Not surprisingly, Ms. Arnold is conservative when it comes to investing her own money. Close to two-thirds of her portfolio is in fixed income, “a reflection of who I am,” she says. “I can live with that. I’m not willing to accept the risk inherent in [chasing high]returns.”
And yet, for someone who teaches financial prudence to her students, Ms. Arnold is actually making investing choices that could shrink the size of her nest egg, in real terms. The GICs she is buying now are paying much less than the 5 per cent to 6 per cent she was earning before, and less than the rate of inflation. “There’s a hit on that,” she acknowledges.
Others in a similar position are more agitated by the prospect of seeing the “safe” portion of their savings deteriorate as inflation outpaces interest rates. “My purchasing power has gone down dramatically, and I’m one of the fortunate ones,” says 76-year-old Bill Langford, a British-born metallurgist and father of two. He took early retirement from the federal government 20 years ago and lives with his wife in North Saanich, B.C.

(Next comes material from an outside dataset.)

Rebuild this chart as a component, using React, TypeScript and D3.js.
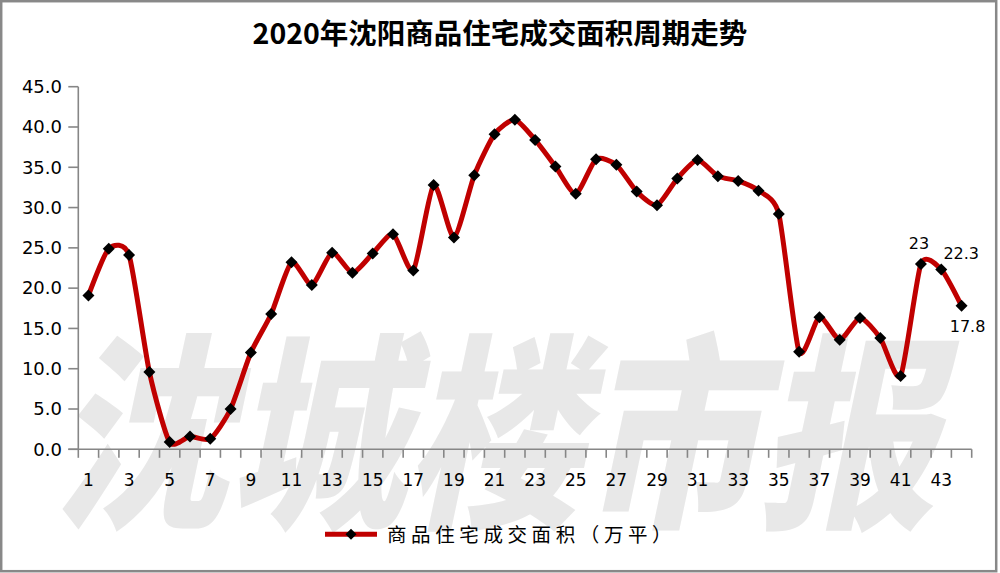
import React from "react";
import * as d3 from "d3";

const weeks: number[] = Array.from({ length: 44 }, (_, i) => i + 1);
const areaValues: number[] = [
  19.1, 24.9, 24.1, 9.6, 0.9, 1.6, 1.3, 5.0, 12.0, 16.8,
  23.2, 20.4, 24.4, 21.9, 24.3, 26.7, 22.2, 32.8, 26.3, 34.0,
  39.1, 40.9, 38.4, 35.1, 31.7, 36.0, 35.3, 32.0, 30.3, 33.6,
  35.9, 33.9, 33.3, 32.1, 29.2, 12.1, 16.4, 13.6, 16.3, 13.8,
  9.1, 23.0, 22.3, 17.8,
];
const yTicks: number[] = [0, 5, 10, 15, 20, 25, 30, 35, 40, 45];
const xTickLabels: number[] = weeks.filter((w) => w % 2 === 1);
const labeledPoints: { week: number; text: string; dx: number; dy: number }[] = [
  { week: 42, text: "23", dx: -2, dy: -15 },
  { week: 43, text: "22.3", dx: 20, dy: -11 },
  { week: 44, text: "17.8", dx: 6, dy: 26 },
];
const title = "2020年沈阳商品住宅成交面积周期走势";
const seriesName = "商品住宅成交面积（万平）";
const watermark = "沈城楼市报";

export default function App() {
  const W = 1000;
  const H = 573;
  const x = d3.scaleBand<number>().domain(weeks).range([78.3, 971.7]).padding(0);
  const y = d3.scaleLinear().domain([0, 45]).range([449.3, 86.7]);
  const cx = (w: number) => (x(w) as number) + x.bandwidth() / 2;
  const pts: [number, number][] = weeks.map((w, i) => [cx(w), y(areaValues[i])]);
  const line = d3.line().curve(d3.curveCardinal.tension(0.35))(pts) as string;
  const diamond = (s: number) => `M0,${-s}L${s},0L0,${s}L${-s},0Z`;
  const axisColor = "#868686";
  const numFont = "'DejaVu Sans', Verdana, sans-serif";
  const cjkFont = "'Noto Sans CJK SC', sans-serif";
  const boundaries = d3.range(weeks.length + 1).map((k) => 78.3 + k * x.bandwidth());

  return (
    <svg width={W} height={H} style={{ position: "absolute", left: 0, top: 0 }}>
      <rect x={0} y={0} width={W} height={H} fill="#fff" />
      <g transform="translate(52,512) scale(0.93,1.1) skewX(-14)">
        <text x={0} y={0} fontFamily={cjkFont} fontWeight={900} fontSize={190} fill="#e8e8e8">
          {watermark}
        </text>
      </g>
      <rect x={1.2} y={1.2} width={995} height={570} fill="none" stroke="#888" strokeWidth={2.5} />
      <text x={500} y={44} textAnchor="middle" fontFamily={cjkFont} fontWeight={700} fontSize={28.5} fill="#000">
        {title}
      </text>
      {/* y axis */}
      <line x1={78.3} x2={78.3} y1={y(45)} y2={y(0)} stroke={axisColor} strokeWidth={1.6} />
      {yTicks.map((t) => (
        <g key={t}>
          <line x1={68.3} x2={78.3} y1={y(t)} y2={y(t)} stroke={axisColor} strokeWidth={1.6} />
          <text x={62} y={y(t)} dy="0.35em" textAnchor="end" fontFamily={numFont} fontSize={18} fill="#000">
            {t.toFixed(1)}
          </text>
        </g>
      ))}
      {/* x axis */}
      <line x1={68.3} x2={971.7} y1={y(0)} y2={y(0)} stroke={axisColor} strokeWidth={1.6} />
      {boundaries.map((b, i) => (
        <line key={i} x1={b} x2={b} y1={y(0)} y2={y(0) + 8.5} stroke={axisColor} strokeWidth={1.6} />
      ))}
      {xTickLabels.map((w) => (
        <text key={w} x={cx(w)} y={486} textAnchor="middle" fontFamily={numFont} fontSize={17} fill="#000">
          {w}
        </text>
      ))}
      <path d={line} fill="none" stroke="#c00000" strokeWidth={5} strokeLinejoin="round" />
      {pts.map(([px, py], i) => (
        <path key={i} d={diamond(6)} transform={`translate(${px},${py})`} fill="#000" />
      ))}
      {labeledPoints.map((l) => {
        const i = weeks.indexOf(l.week);
        return (
          <text
            key={l.week}
            x={pts[i][0] + l.dx}
            y={pts[i][1] + l.dy}
            textAnchor="middle"
            fontFamily={numFont}
            fontSize={16}
            fill="#000"
          >
            {l.text}
          </text>
        );
      })}
      {/* legend */}
      <line x1={325} x2={377} y1={534.3} y2={534.3} stroke="#c00000" strokeWidth={5} />
      <path d={diamond(5.5)} transform="translate(351,534.3)" fill="#000" />
      <text x={387} y={541.5} fontFamily={cjkFont} fontSize={19.5} letterSpacing={4.6} fill="#000">
        {seriesName}
      </text>
    </svg>
  );
}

His indexed pension payments have not kept pace with total inflation, and he’s now drawing down his RRIFs, resulting in a heavy tax bill. A long-term market dabbler who took a hit from holding Dome Petroleum in the 1980s and Nortel in the 2000s, Mr. Langford’s six-figure portfolio is now almost 60-per-cent cash, the result of a well-timed exit from equities in 2007 when he sensed – correctly – that something bad was about to happen.
“I know I’m losing money” by holding cash with declining purchasing power, he says. “It’s frustrating, and very difficult to know where to put the cash.
GICs? “A waste of time,” he says. He’s wary of mutual funds and doesn’t want to commit to a 20-year bond that earns 3.5 per cent. “I had Ontario Hydro bonds that paid 9 per cent,” he says wistfully. “They were wonderful. These days there’s just nothing in the bond market and corporate bonds are quite risky.”
He may reconsider stocks, but not for the foreseeable future. “Europe is a bomb waiting to explode,” he says. Royal Bank of Canada, the country’s “go-to safe stock,” in his opinion, “has become wildly varying in its price. I feel it’s going to take a year or two or three before we see any kind of co-ordinated improvement – if then. If I have cash, I know it will buy me less next year – but if I have stocks, I could lose 50 per cent.
“I am displeased that I can’t follow a more traditional investment process with asset allocation and some prospect of growth,” he says. “I’d like to be able to leave something to my kids.
Slow growth, low yields
The new normal, warns Eric Lascelles, chief economist at RBC Global Asset Management, is characterized by slow growth, low yields and a lot of uncertainty. “It’s not a happy place for investors right now,” he says.
Some, like Mr. Topolniski, worry for the next generation of retirees and his own children, who will have a heavier burden to bear.
“Our kids will be saddled with so much to try to fund those of us who have been a little flamboyant in our lifestyles,” he says.
Canadians are also living longer, which means they need their savings to stretch longer than previous generations. The Ontario Teachers’ Pension Plan, for example, now estimates that the typical teacher will draw on their pension an average of six more years than they work and contribute to it.
That has some late-career or recently retired Canadians playing amateur actuaries, morbidly estimating whether they can outlive their savings. The Who’s rallying cry “Hope I die before I get old,” which many of these people heard for the first time in their teens, seems to have been replaced with “Hope I die before I get too old.”
“I don’t know how long the situation [of escalating external financial pressures]will remain,” Ms. Wallace says. I’ve decided I’ll live until 80, but God, if I hang in until 90, what then? Then it could be a problem.”
Others are more sanguine. Dutch-born Peter Smit is enjoying his third career as owner of a hip wine bar in Saint John, N.B., and living comfortably but frugally in an 18th-century farmhouse and with a retirement portfolio that is worth about the same as it was five years ago.
Is he worried about the future? Not at all. “My parents both died when they were 75. I may get lucky and live to 80, but that’s it. My philosophy is to spend money in the next 10 to 15 years, then probably not have much left.”